"We're the nation that put cars in driveways and computers in offices; the nation of Edison and the Wright brothers; of Google and Facebook. In America, innovation doesn't just change our lives. It is how we make our living."
The president's State of the Union address last week laid out some exciting visions for a new generation of innovation, education and infrastructure meant to improve the quality of life for struggling Americans. When Barack Obama or any other Democrat says "investment," Republicans hear "spending" - and any hope of such improvement quickly dims.
But many cheered parts of Obama's speech such as this: "Within the next five years, we'll make it possible for businesses to deploy the next generation of high-speed wireless coverage to 98 percent of all Americans. This isn't about faster Internet or fewer dropped calls. It's about connecting every part of America to the digital age."
Surprisingly, Mesa is already plugged into the heart of this idea. Hardly a liberal bastion likely to fawn over the president's proposals, and rarely identified as a tech-savvy hipster enclave, the third-largest city in Arizona is pursuing a path that not only embraces the Internet and social media - it's counting on them to survive and prosper. Mayor Scott Smith held his annual address to community leaders on Thursday - his equivalent to a "State of the City" - and he laid out a daring (for Mesa) vision to get the city moving into the future using some of the popular technologies that have taken root in our lives.
Smith's address echoed parts of Obama's. "We have to make a conscious decision as to whether we're going to be in survival mode or whether we're going to be in growth mode," the mayor said. It's bold talk coming out of a recession that has forced the city to trim its workforce, cut spending and lose out on sales tax revenue. But those same challenges have already resulted in unexpected innovations at City Hall: Earlier this month, Tribune writer Garin Groff reported on efforts by the city to ditch the reams of paper that have traditionally accompanied proceedings in favor of digital formats. It not only saves paper and natural resources, but will result in more efficient and organized government.

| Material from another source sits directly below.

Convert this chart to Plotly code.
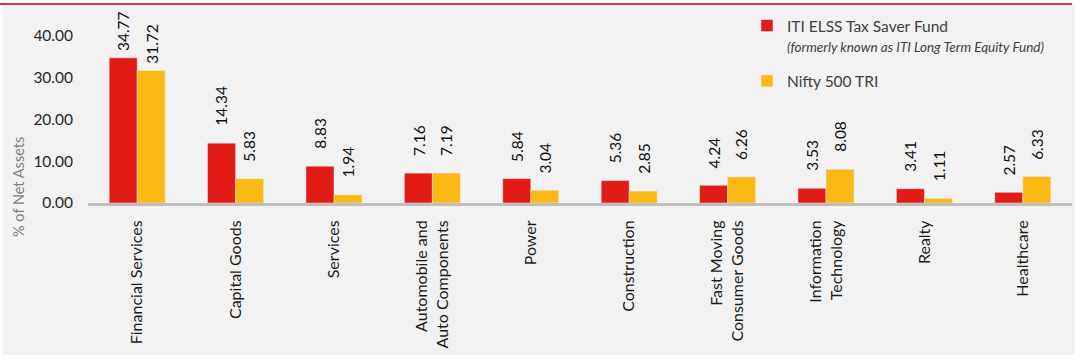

Now, Smith wants residents to use their smart phones and computers to take an active part in planning transformative community projects. They can find the links to start this journey at www.mesaaz.gov/imesa. Only after the city receives ideas through these online channels will people be brought together in the physical world to put them into action. The only rule is that there are no constraints at first, just ideas. If something requires voter approval, that will come later - but the concepts are boundless.
If this sounds like an exercise in spinning wheels - well, then, you've obviously spent some time in a corporate setting. The mayor's plan - dubbed iMesa through its clear connection to Apple's iconic role in innovation - has its risks. But it's also forward-thinking and just crazy enough to work. And it's meant to unfold over generations, not minutes.
"You don't get anywhere without doing something bold," Smith said. "This can be as bold as the citizens of Mesa want it to be."
That's where the future lies: Literally in the hands of Mesa's residents, as they Tweet, share and collaborate faster than the speed of politics.